‘Sanal alem gerilla’ timi

Sami Özuslu

 

Cumhurbaşkanı’nın izlediği siyasetin doğru olmadığını, bu gidişle Kıbrıslı Türklerin ‘suçlu sandalyesi’ne oturtulacağını yazıp söyleyince ‘fena’ olduk, her zamanki gibi…
Bazıları derhal ‘sanal saldırı’ya geçti!
Kim oldukları hiç de mühim değil… Onlar kendilerini bilirler.
Gizlenmeyi de pek beceremiyorlar gerçi…
İnternetteki ‘sosyal medya’ platformlarında açtıkları ‘sahte hesaplar’ vasıtasıyla sağa-sola saldırıyorlar.

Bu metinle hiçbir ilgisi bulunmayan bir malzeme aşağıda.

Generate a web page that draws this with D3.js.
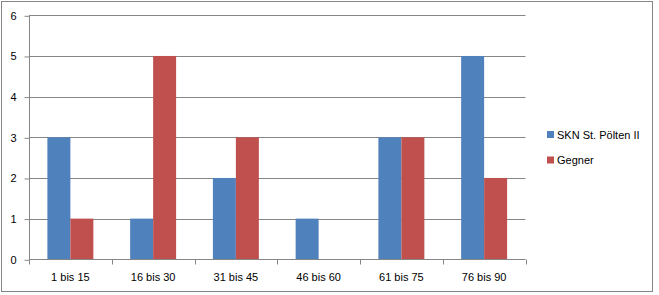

Kendi etraflarındakilerin de katılımıyla ‘tek sesli koro’ halinde hedefe kilitlenip otomatik tüfek gibi atış yapıyorlar.
Düşündüm, taşındım, bu arkadaşlara ‘sanal alem gerillası’ adını koymaya karar verdim.
Uydu mu?
Eh, uysun!..

**

Hedefte sadece ben değilim.
Bir baktım, listede sürpriz yok!
Niyazi Kızılyürek var.
Ferdi Sabit Soyer var.
Özdil Nami var.
Tufan Erhürman var.
Armağan Candan var.
Mehmet Ali Talat var.
Ali Tekman var.
Esra Aygın var.
Pembe Behçetoğluları var.
Dahası da vardır da başka işim gücüm yokmuş gibi bütün gün ‘sanal alem gerillaları’nın sayfalarını incelemediğim için kısa kestim.

**

Kendilerine uyduruk bir isim koyan ve sanal alemde ‘gerilla’ modeli saldırılara imza atan bu ‘tim’in son dönemlerdeki faaliyetleri arasında şunlar göze çarpıyor:
1. ANAYASA: Anayasa değişikliği konusunda pozitif görüş sahibi olanları ‘hedef’ göstermek, ‘sol’ ağızla bol bol ‘geçici 10. Madde’ edebiyatı yapmak ve anayasa değişikliği konusunda olumsuz görüş veren ‘sol’ örgütlerin açıklamalarını da ballandıra ballandıra aktarıp “Bu anayasa değişikliğine evet demek solculuğa sığmaz” propagandası yapmak…
2. MÜZAKERE MASASI: Kıbrıs çözüm süreciyle ilgili sürekli ‘Eroğlu haklı, Anastasiades yan çizen taraf’ mesajı vermek, Cumhurbaşkanı’na yönelik her eleştirel haber ve özellikle yorumu ‘target’ yapıp yorumcuya saldırılar organize etmek, küçümseyici, alaycı ve genelde ‘bunlardan solcu olmaz’ yahut ‘solcular ABD’nin kucağına oturdu’ gibi basit, ucuz propagandaya yatmak…

**

Bunun dışında görebildiğim kadarıyla ‘kadın hareketi’ne, CTP’nin seçim kampanyasında kullandığı ‘yıldızlı belediyecilik’ kavramına ve daha başka konulara da ‘gerilla’ taktiğiyle saldırıp geri çekiliyor bu tim…
‘Sanal medya’da sık yapılan işler bunlar…
Yalnız bizim ‘sanal medya gerilla timi’nin organizasyonu bir ‘derin’ gazetede manşet bile oldu. Bazı ‘abi’ler de buna alet oldu, maalesef…
Tercih meselesi…
Belli ki ‘gerilla’ modeli, ‘saklı’ halde saldırıya devam edecekler.
Yüzleri mi yok da ortaya çıkmaktan çekiniyorlar, yoksa ‘gizli görev’ mi üstlendiler, bilemem.
Ama anlaşılan o ki bu ‘sanal gerilla’ ekibi Saray’ın etrafında dolaşıyor.
Federal çözüme inananlara ve bunu ifade edenlere sistemli, ucuz ve çok cılız saldırılar yapıyorlar.
Yapsınlar tabii…
Tek merak ettiğim şu: Acaba bu işleri yapanlar, yani ‘sanal alem gerillaları’ devletin parasını alıyor mu?
Devlette böyle ‘kadro’ var mıydı ki?